After I crashed at the Rochester Criterium and noticed that my bike was cracked, I was sure that my quest to become the Tuesday Night World Champion was over.  I was sure I would not be able to get a new bike in time or at anything like an affordable price.  However, at Dorothy’s urging, I called the shop from my cell phone while we were driving through torrential downpours on the New York Thruway to find out if I could salvage the remains of my season.

I had decided that I wanted to get something cheap but race-worthy, and I figured the Cannondale CAAD 9 would have the best price/performance ratio around.  It’s not a glamorous frame, but it is tough, and you see a lot of them at local races.

I got Greg, the manager and owner of the bike shop, on the phone and explained my predicament.  I was very worried about getting a bike and getting it on time, so I was surprised when his first question was not about which frame I wanted to order but about how badly banged up I was.  After assuring him I was fine, we discussed the possibilities and the problems of getting a frame–a lot would depend on what Cannondale happened to have in stock.  Then came the big news:  If there was not a frame available in my size, he would let me borrow his custom Serotta Meivici carbon fiber dream bike to ride until my new one arrived.  The Serotta would be a little small, but for a short time it wouldn’t be a big deal.  Now, that is real service.  He took my cell number and said he would call back when he had some answers.

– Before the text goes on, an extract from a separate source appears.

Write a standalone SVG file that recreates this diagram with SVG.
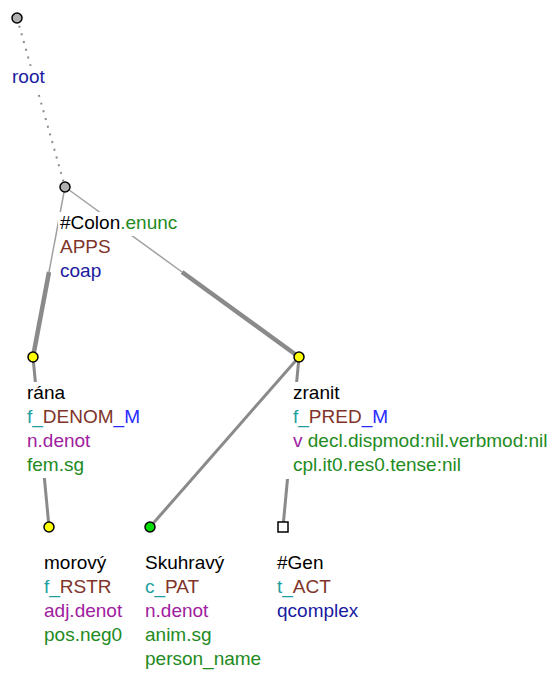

A little bit later, he called back with the results of his search.  He happened to have the district sales rep for Cannondale in the shop, so that made the search a lot quicker and easier.  The CAAD 9 frame was not in stock, but I could order one custom-built, but the wait would be over a month.  The other possibility was a Six-13 in “Afterburner Fade,” a screaming red-orange-yellow paintjob.  This one was in stock, in my size, and I could have it for about half the retail price for such a frame.  I was ready to say yes, but I said I’d think it over and discuss it with Dorothy before getting back to him.

Of course, the discussion was short.  It was a good, solid bike, at a good price, and it would be in the shop by the time we got back from Vermont.  When I called the shop back, Lou, the Cannondale rep, answered the phone, so I got to place my order directly with the guy from the company (and I live 2 miles from C’dale’s corporate HQ, so it helps to be a local).  Although I had anticipated that the pain of replacing my broken frame would be worse than the cracked rib, I was wrong (and is that rib ever hurting these days!).  My local shop rules.

Today, I picked up the frame and the few other things I would need to complete the build–new cables, new bar tape, a new stem.  Sean, the service manager, had even checked out the details of my old frame and the new one to make sure that things like my old seatpost would fit the new frame.  I brought the things home and built up the new bike in a couple of hours.  It looks very cool, and the screaming paint is much more appealing than I thought it would be.  At the shop guys’ urging, I got yellow bar tape, so the whole bike is really bright, and it sort of matches my team kit.  In the race configuration, with my Fulcrum 1 wheels and no seat bag, it weighs in at 17.5 pounds, which is more than respectable.

This incident truly emphasizes how important it is to have a good relationship with your local bike shop.  I’m lucky to live a five-minute walk from mine, and the people who work there are good friends who really care that their customers are happy with their bikes.